Here at Gadling we’ll be highlighting some of our favorite sounds from the road and giving you a sample of each — maybe you’ll find the same inspiration that we did, but at the very least, hopefully you’ll think that they’re good songs.
Got a favorite of your own? Leave it in the Comments and we’ll post it at the end of the series.
France. This is a country known for its music. The stereotypical accordion tunes from atop Montmartre embodied in the soundtrack of Amélie, the ballads of Edith Piaf, and the intense lyrics of adopted icon Jacques Brel (he was actually Belgian, but the French like him so much they seem to forget). But beyond those symbolic melodies that scream French roots, there’s another side to French music. One that is much more urban, cosmopolitan and chic. It’s the smooth, electro-jazz, slightly funky sounds of contemporary bands like St. Germain.
I was spending a semester in France in college and had fortunately been placed in a very cool attic apartment with an equally cool Frenchman; one who had a penchant for red wine, dinner parties and top of the line background music to complement the food and company. St. Germain’s Tourist album was played at one of the first of these dinner parties that I ever experienced.
It was a quintessential French evening: a bottle of regional Muscat to start the night, a whole chicken, cooked in butter and herbs fresh out of the oven, a salad with fresh greens and a homemade vinaigrette, a Burgundy to go with the chicken and a cacophony of French voices all giving their politically charged opinions on everything from GMOs to the American President.

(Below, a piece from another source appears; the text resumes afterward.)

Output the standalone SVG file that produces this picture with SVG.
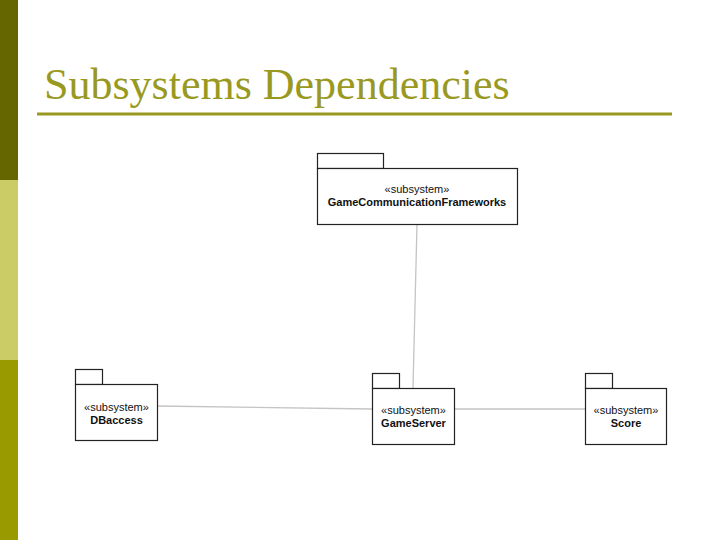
<svg xmlns="http://www.w3.org/2000/svg" width="720" height="540" viewBox="0 0 720 540">
<style>
.pkg{fill:#fff;stroke:#222;stroke-width:1.2}
.st{font-family:"Liberation Sans",Arial,sans-serif;font-size:11px;fill:#111;text-anchor:middle}
.nm{font-family:"Liberation Sans",Arial,sans-serif;font-size:11px;font-weight:bold;fill:#111;text-anchor:middle}
.con{stroke:#c4c4c4;stroke-width:1.3;fill:none}
</style>
<rect x="0" y="0" width="720" height="540" fill="#fff"/>
<rect x="0" y="0" width="18" height="180" fill="#666600"/>
<rect x="0" y="180" width="18" height="180" fill="#cccc66"/>
<rect x="0" y="360" width="18" height="180" fill="#999900"/>
<text x="44" y="99" font-family="'Liberation Serif','Times New Roman',serif" font-size="44" fill="#999922">Subsystems Dependencies</text>
<rect x="37" y="112.5" width="635" height="3" fill="#999922"/>
<g id="connectors">
<line class="con" x1="417" y1="224" x2="413" y2="388"/>
<line class="con" x1="157" y1="406" x2="372" y2="409"/>
<line class="con" x1="454" y1="409" x2="585" y2="409"/>
</g>
<g id="gcf">
<rect class="pkg" x="317.5" y="153.5" width="66" height="15"/>
<rect class="pkg" x="317.5" y="168.5" width="200" height="56"/>
<text class="st" x="417" y="193">«subsystem»</text>
<text class="nm" x="417" y="206">GameCommunicationFrameworks</text>
</g>
<g id="dbaccess">
<rect class="pkg" x="75.5" y="369.5" width="27" height="15"/>
<rect class="pkg" x="75.5" y="384.5" width="82" height="56"/>
<text class="st" x="116.5" y="411">«subsystem»</text>
<text class="nm" x="116.5" y="424">DBaccess</text>
</g>
<g id="gameserver">
<rect class="pkg" x="372.5" y="373.5" width="27" height="15"/>
<rect class="pkg" x="372.5" y="388.5" width="82" height="56"/>
<text class="st" x="413.5" y="414">«subsystem»</text>
<text class="nm" x="413.5" y="427">GameServer</text>
</g>
<g id="score">
<rect class="pkg" x="585.5" y="373.5" width="27" height="15"/>
<rect class="pkg" x="585.5" y="388.5" width="81" height="56"/>
<text class="st" x="626" y="414">«subsystem»</text>
<text class="nm" x="626" y="427">Score</text>
</g>
</svg>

The upbeat sound of the saxophone in “So Flute” hung in the air, dancing around in the vibrant ambiance.
All of a sudden I felt instantly chic and European. Just listening to “So Flute” let me shed my hippie college roots and automatically develop into that classy, cultured young adult I’d always wanted to be. From that night on I couldn’t stop listening to St. Germain.
When I returned home after my semester abroad I would try and recreate these dinner parties. I would tell people that we would eat at nine, they looked at me as if I was crazy and sad they would come at six; Americans unlike the French are not trained for late night dinner parties. I got frustrated that the only white wine I could find for an aperitif was a Californian Chardonnay; trust me, after wine of Alsace, it’s not the same. But thanks to my pre-departure stop at FNAC (the French Borders) at least I could have “So Flute” play in the background. Maybe I didn’t feel so chic in my shared college house, but at least I could import the French urban vibe. At least it was better than drowning my sorrows in a bottle of bad red.
Returning home, especially after extended stays when you have completely immersed yourself in your host culture, can be hard. Sometimes, to get over that culture shock — no matter how long you’ve been back — all it takes is a melody reminiscent of your time there. Instantly you are taken back to a certain moment, a certain feeling and for a second all that cultural confusion just slips away. “So Flute” is that song for me and whenever I play it I am whisked away to my favorite vibes of France.